**Provided records**

►

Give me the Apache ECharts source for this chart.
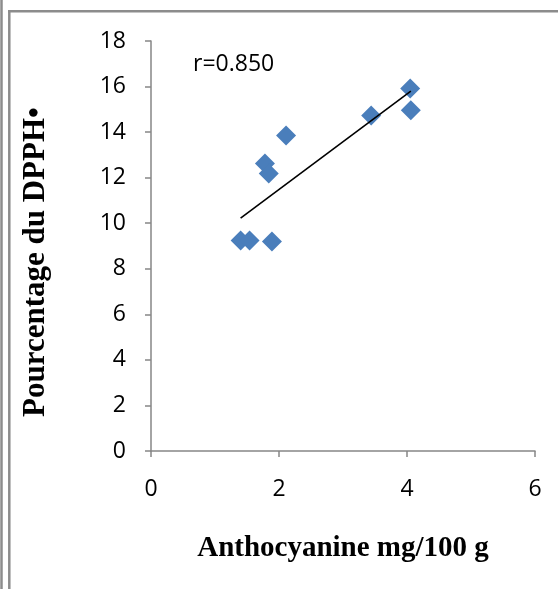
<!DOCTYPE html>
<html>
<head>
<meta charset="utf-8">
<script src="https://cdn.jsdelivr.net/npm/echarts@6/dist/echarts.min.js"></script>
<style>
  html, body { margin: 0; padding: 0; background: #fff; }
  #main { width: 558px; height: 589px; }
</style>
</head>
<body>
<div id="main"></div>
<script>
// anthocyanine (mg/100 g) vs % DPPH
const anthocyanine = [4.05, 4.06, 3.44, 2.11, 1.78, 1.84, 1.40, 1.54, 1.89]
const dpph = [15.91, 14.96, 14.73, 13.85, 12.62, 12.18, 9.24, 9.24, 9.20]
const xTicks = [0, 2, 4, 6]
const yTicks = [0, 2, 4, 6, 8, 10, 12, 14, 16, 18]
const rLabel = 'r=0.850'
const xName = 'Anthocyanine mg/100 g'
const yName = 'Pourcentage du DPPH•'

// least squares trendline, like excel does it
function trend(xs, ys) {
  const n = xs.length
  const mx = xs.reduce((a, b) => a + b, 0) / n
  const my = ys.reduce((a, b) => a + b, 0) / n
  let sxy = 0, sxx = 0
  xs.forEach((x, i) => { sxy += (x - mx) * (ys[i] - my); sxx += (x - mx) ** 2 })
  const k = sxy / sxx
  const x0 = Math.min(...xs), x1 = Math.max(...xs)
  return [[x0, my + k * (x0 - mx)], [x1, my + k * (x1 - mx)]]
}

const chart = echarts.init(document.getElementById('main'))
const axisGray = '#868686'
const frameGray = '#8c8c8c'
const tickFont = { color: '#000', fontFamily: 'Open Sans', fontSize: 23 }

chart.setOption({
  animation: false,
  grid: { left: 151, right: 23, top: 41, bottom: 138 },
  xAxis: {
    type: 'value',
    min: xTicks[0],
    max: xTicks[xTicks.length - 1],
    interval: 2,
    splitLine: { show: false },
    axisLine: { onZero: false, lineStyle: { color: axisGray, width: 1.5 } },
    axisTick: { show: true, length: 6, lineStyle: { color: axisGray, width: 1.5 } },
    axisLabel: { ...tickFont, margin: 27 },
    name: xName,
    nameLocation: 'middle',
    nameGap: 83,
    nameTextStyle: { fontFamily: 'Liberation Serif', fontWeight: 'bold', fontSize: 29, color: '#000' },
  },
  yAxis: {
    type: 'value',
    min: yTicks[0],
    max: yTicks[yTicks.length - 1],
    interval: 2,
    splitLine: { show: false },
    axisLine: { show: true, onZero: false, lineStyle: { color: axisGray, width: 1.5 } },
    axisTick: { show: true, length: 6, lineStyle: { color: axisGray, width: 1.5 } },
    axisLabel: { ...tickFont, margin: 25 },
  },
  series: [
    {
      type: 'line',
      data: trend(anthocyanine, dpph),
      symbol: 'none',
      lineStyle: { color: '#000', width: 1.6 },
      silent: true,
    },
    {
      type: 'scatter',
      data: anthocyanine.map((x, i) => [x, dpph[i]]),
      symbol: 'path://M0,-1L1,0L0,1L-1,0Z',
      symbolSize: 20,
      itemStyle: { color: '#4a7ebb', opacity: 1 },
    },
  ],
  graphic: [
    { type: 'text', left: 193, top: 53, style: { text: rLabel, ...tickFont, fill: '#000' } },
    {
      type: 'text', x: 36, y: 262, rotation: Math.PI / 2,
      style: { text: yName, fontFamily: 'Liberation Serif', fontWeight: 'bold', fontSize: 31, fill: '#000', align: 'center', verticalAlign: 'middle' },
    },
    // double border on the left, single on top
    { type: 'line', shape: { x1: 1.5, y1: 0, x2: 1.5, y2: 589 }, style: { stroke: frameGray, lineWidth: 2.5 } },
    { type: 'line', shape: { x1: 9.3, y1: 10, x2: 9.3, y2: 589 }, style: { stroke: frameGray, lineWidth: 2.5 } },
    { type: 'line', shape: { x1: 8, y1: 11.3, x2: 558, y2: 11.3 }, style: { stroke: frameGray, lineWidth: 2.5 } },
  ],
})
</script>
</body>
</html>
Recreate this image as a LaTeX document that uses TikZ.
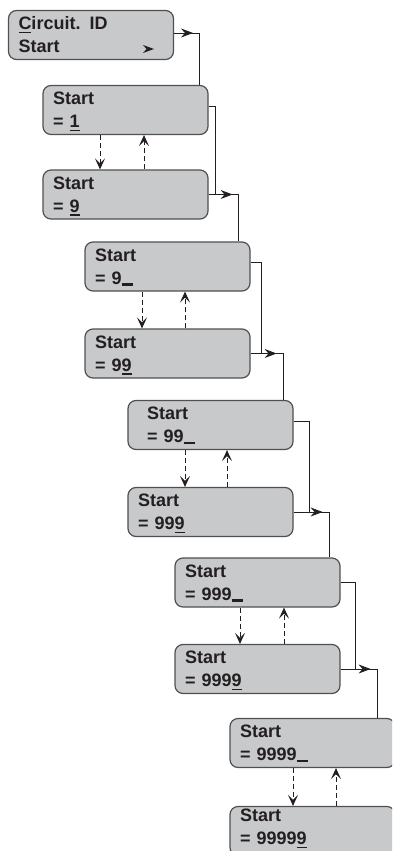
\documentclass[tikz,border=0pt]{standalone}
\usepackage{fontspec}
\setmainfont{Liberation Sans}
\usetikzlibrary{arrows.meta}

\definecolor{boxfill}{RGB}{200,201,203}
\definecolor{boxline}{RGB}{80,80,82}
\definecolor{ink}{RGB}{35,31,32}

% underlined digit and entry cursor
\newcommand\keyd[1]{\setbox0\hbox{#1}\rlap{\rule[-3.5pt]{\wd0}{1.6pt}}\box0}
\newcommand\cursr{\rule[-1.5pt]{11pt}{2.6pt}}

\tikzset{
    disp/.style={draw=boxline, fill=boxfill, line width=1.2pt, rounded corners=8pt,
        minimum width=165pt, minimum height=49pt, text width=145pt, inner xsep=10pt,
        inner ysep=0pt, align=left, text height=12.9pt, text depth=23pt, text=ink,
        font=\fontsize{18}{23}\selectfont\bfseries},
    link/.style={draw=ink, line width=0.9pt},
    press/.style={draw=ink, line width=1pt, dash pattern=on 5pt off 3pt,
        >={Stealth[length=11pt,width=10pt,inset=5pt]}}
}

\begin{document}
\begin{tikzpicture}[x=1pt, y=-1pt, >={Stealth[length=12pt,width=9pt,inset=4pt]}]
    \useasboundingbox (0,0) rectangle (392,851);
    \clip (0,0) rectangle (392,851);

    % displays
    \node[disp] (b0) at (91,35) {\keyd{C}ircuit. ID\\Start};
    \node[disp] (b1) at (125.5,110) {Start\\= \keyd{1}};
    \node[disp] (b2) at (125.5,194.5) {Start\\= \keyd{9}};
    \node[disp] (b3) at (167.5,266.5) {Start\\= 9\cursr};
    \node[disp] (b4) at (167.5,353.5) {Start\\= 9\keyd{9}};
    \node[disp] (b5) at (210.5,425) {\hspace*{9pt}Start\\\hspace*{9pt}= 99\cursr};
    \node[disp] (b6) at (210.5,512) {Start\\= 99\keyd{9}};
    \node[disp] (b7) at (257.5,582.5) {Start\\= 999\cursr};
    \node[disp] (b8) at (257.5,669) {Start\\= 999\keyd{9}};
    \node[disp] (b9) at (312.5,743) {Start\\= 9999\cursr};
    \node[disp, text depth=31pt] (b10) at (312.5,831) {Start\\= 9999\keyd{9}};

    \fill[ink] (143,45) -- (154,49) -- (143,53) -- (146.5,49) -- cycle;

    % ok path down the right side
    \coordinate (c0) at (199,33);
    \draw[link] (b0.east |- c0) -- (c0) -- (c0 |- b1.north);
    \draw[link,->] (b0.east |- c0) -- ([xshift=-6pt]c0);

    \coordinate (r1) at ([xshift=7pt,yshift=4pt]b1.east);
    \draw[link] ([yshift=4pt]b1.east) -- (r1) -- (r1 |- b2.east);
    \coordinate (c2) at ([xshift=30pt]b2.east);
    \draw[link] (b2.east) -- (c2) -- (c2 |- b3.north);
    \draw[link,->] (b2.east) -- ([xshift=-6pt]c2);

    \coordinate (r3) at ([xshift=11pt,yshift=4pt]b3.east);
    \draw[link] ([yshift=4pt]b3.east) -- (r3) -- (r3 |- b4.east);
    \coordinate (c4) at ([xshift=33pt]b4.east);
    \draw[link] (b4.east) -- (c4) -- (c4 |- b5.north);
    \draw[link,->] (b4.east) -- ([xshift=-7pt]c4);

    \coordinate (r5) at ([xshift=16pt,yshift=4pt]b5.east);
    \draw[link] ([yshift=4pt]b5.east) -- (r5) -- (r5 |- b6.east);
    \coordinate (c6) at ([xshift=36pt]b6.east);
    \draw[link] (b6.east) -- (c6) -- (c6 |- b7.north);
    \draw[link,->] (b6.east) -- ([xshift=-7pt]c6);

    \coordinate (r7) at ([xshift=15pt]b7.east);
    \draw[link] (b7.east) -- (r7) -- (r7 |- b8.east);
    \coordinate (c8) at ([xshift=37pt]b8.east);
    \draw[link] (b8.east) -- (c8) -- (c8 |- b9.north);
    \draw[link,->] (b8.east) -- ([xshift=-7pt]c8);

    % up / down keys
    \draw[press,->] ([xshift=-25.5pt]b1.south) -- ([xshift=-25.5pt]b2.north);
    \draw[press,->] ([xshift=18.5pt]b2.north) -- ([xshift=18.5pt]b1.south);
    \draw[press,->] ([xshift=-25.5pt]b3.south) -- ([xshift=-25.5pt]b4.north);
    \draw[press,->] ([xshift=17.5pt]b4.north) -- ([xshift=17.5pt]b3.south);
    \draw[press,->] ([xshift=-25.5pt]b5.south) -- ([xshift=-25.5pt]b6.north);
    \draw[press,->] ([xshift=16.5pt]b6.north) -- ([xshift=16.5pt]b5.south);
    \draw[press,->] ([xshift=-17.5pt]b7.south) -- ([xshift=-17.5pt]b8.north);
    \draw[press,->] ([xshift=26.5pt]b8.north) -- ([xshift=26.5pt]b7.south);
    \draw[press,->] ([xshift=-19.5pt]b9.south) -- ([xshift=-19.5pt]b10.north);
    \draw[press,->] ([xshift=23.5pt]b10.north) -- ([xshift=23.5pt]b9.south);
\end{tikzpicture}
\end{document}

◄

**Exercise objective**
From the first line above down to the line with "const yName = 'Pourcentage du DPPH•'", reproduce every line and no others, omitting pictures.

**Answer for the task**
Give me the Apache ECharts source for this chart.
<!DOCTYPE html>
<html>
<head>
<meta charset="utf-8">
<script src="https://cdn.jsdelivr.net/npm/echarts@6/dist/echarts.min.js"></script>
<style>
  html, body { margin: 0; padding: 0; background: #fff; }
  #main { width: 558px; height: 589px; }
</style>
</head>
<body>
<div id="main"></div>
<script>
// anthocyanine (mg/100 g) vs % DPPH
const anthocyanine = [4.05, 4.06, 3.44, 2.11, 1.78, 1.84, 1.40, 1.54, 1.89]
const dpph = [15.91, 14.96, 14.73, 13.85, 12.62, 12.18, 9.24, 9.24, 9.20]
const xTicks = [0, 2, 4, 6]
const yTicks = [0, 2, 4, 6, 8, 10, 12, 14, 16, 18]
const rLabel = 'r=0.850'
const xName = 'Anthocyanine mg/100 g'
const yName = 'Pourcentage du DPPH•'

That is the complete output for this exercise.